We first transform the nonlinear Equation (34) to a linear equation by using the change of variable

$$v(s,t)=u^2(s,t)$$

(35)

so that Equation (34) becomes

$$\frac{x}{6(1+y)}={\int }_0^1{\int }_0^1\frac{x}{1+y}(1+s+t)v(s,t)dsdt.$$

(36)

Once we obtain a solution to Equation (36), then reversing Equation (35), i.e., $u(s,t)=\pm \sqrt{v(s,t)}$, we obtain the desired solutions.

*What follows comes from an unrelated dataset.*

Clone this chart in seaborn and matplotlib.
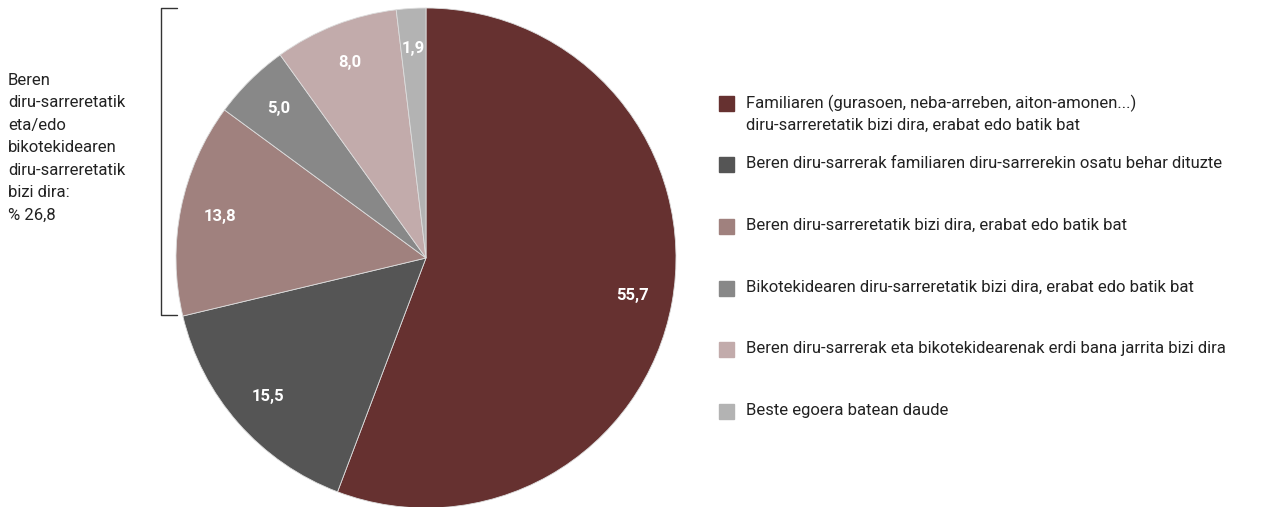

The regularization method transform Equation (36) to

$$v_{\alpha }(x,y)=\frac{x}{6\alpha (1+y)}-\frac{1}{\alpha }{\int }_0^1{\int }_0^1\frac{x}{1+y}(1+s+t)v_{\alpha }(s,t)dsdt.$$

(37)

Now, to construct homotopy let

$$v_{\alpha }(x,y)=p\left(\frac{x}{6\alpha (1+y)}-\frac{1}{\alpha }{\int }_0^1{\int }_0^1\frac{x}{1+y}(1+s+t)v_{\alpha }(s,t)dsdt\right),$$

(38)

$$\begin{array}{cc}\hfill p^0:v_{\alpha ,0}(x,y)& =0,\hfill \\ \hfill p^1:v_{\alpha ,1}(x,y)& =\frac{x}{6\alpha (1+y)},\hfill \\ \hfill p^2:v_{\alpha ,2}(x,y)& =-\frac{x}{\alpha (1+y)}{\int }_0^1{\int }_0^1(1+s+t)v_{\alpha ,1}(s,t)dsdt\hfill \\ & =-\frac{x}{6{\alpha }^2(1+y)}\left(\frac{3+2log\left(2\right)}{6}\right),\hfill \\ \hfill p^3:v_{\alpha ,3}(x,y)& =-\frac{x}{\alpha (1+y)}{\int }_0^1{\int }_0^1(1+s+t)v_{\alpha ,2}(s,t)dsdt\hfill \\ & =\frac{x}{6{\alpha }^3(1+y)}{\left(\frac{3+2log\left(2\right)}{6}\right)}^2,\hfill \\ \hfill p^4:v_{\alpha ,4}(x,y)& =-\frac{x}{\alpha (1+y)}{\int }_0^1{\int }_0^1(1+s+t)v_{\alpha ,3}(s,t)dsdt\hfill \\ & =-\frac{x}{6{\alpha }^4(1+y)}{\left(\frac{3+2log\left(2\right)}{6}\right)}^3,\hfill \\ \hfill ⋮\end{array}$$

(39)

Thus, the approximate solution becomes

$$\begin{array}{cc}\hfill v_{\alpha }(x,y)& =\frac{x}{6\alpha (1+y)}\left(1-\frac{1}{\alpha }\left(\frac{3+2log\left(2\right)}{6}\right)+\frac{1}{{\alpha }^2}{\left(\frac{3+2log\left(2\right)}{6}\right)}^2-\frac{1}{{\alpha }^3}{\left(\frac{3+2log\left(2\right)}{6}\right)}^3+\dots \right)\hfill \\ & =\frac{x}{(1+y)(6\alpha +3+2log(2\left)\right)}.\hfill \end{array}$$

Letting $\alpha \to 0$, we obtain the exact solution as

$$v(x,y)=\frac{x}{(1+y)(3+2log(2\left)\right)}$$

Since

$$\begin{array}{cc}\hfill u(x,y)& =\pm \sqrt{v(x,y)},\hfill \\ & =\pm \sqrt{\frac{x}{(1+y)(3+2log(2\left)\right)}}\hfill \end{array}.$$

(40)

These are exactly the same solutions obtained in [10]. There are other solutions as well.

6. Conclusions

In this article, we extend the application of the regularization-homotopy method to the two-dimensional linear and nonlinear Fredholm integral equations of the first kind. The method is a combination of two powerful methods. Three examples are considered and exact solutions are obtained by using the regularization-homotopy method.